Within renewable energy, the collection of solar thermal technology can be found, which is of a technologically and economically importance in the domestic and industrial sector. Solar thermal energy produces electricity with a conventional thermoelectric cycle that requires heating a fluid at high temperature. These systems require the maximization of the concentration of solar energy at the point or points of absorption thereof, by using mirrors that can be completely flat, with a certain degree of spherical curvature, parabolic or cylinder-parabolic, depending on the technology of the solar thermal power plants.
Consequently, the value of the coefficient of reflectivity of the mirrors installed in these systems plays an important role in the performance of power plants that generate solar thermal energy. Furthermore, knowledge of these reflectivity values allows, together with information on environmental conditions of the area and other technical data of the plants, to forecast the power that will be generated in the near future in order for firms to properly manage energy resources.
For the operation and maintenance of electric energy production facilities, due to the large number of mirrors installed, it is convenient to have equipment that allows the characterization of reflectivity of each mirror quickly, conveniently and easily. The equipment that carries out a measurement of this type is called a reflectometer.
Given the optical characteristics of the solar energy absorbing elements which are included in these plants (maximum energy absorption and minimum energy losses, which determine dependencies of the optical parameters with the wavelength), the equipment must provide measurements of the mirrors according to the wavelength.
Similarly, the equipment must provide precise measurement of reflection value extremes close to the unit, generally in unfavorable environmental conditions, since the ambient light intensity will usually be high and even exceed in some cases, the signal to be measured itself.
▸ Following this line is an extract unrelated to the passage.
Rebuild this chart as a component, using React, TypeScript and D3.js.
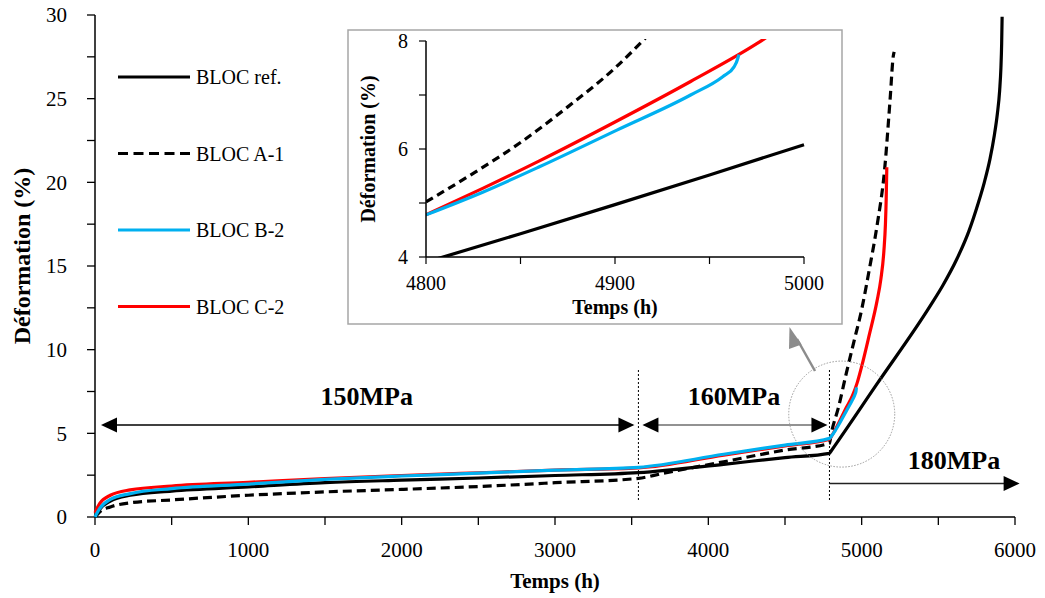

In addition, the requirement of high precision of the measurements is essential in solar thermal technology to maintain the efficiency in plants that produce electricity.
On the other hand, the reflection in the mirrors can be of two characters; diffuse and specular. Diffuse reflection is omnidirectional, unlike specular reflection in which the beam is reflected at a reflection angle equal to the angle of incidence. Due to the dirt that is deposited on the surface of the mirrors of the plant, the reflection of sunlight will have diffuse and specular components, specular reflection being useful only from the viewpoint of power generation, since it is the only one that will concentrate on the absorber element. Therefore, the equipment should minimize the contribution of diffuse reflection on the measurement of the reflection coefficient of the mirrors.
Finally, the equipment must be able to correctly measure the set of types of mirrors commonly used in the power plants. Specifically, it must be able to correctly measure flat mirrors, mirrors with a certain degree of spherical curvature, parabolic and cylinder-parabolic mirrors of different thicknesses without equipment adjustments.
A conventional reflectometer uses a broad spectrum light source and a variable filtering element that allows for sequentially select different wavelengths, such as a movable diffraction grating followed by a narrow slit. This option allows for varying the wavelength in a virtually continuous way, but in turn, results in a more complex and delicate system, with a low measurement dynamic range as the power of the input light that is achieved is very low. Furthermore, conventional equipment does not minimize the contribution of diffuse reflection, and in fact, in some cases it is of interest to collect all the scattered light and integrating spheres in detection are implemented.
The U.S. Pat. No. 5,815,254 describes a spectrophotometer device that can work in transmission measurement mode and reflection measurement mode. It uses a source of white light, halogen or Xe, optical fibers to carry the illumination light beam from the sample onto the sample surface, and a spectral analysis based on diffraction grating and a detector line.
The U.S. Pat. No. 3,862,804 describes double beam reflectometer equipment with switching mirror included in each measurement, the correction with the standard measurement, and integrating sphere to include in the measurement of scattered light reflection. The system uses white light, the monochromator for wavelength selection, illumination with collimated beams and integrating sphere in the detection which means that all the scattered light is collected and measured in the detection.
The U.S. Pat. No. 4,687,329 describes spectrophotometer equipment which uses a broad spectrum source, in this case ultraviolet, and various filters in fixed positions to perform a spectral measurement on a number of discrete points.
There is also a background of spectrophotometers in which a collection source of light sources of different wavelengths is used. In the patent US 2008/0144004 multiple light emitting diodes (LED) are used simultaneously to perform a transmission measurement for the detection of various analytes in blood. However, one true spectral measurement is not performed, but rather several simultaneous measurements at a few different wavelengths. Furthermore, there is no protection against ambient light nor is it possible to take measurements of reflection or reference.
None of the above equipment or other similar equipment meet the requirements necessary for measurement in the field of mirrors for solar collectors, either by range, sensitivity and/or mechanical configuration.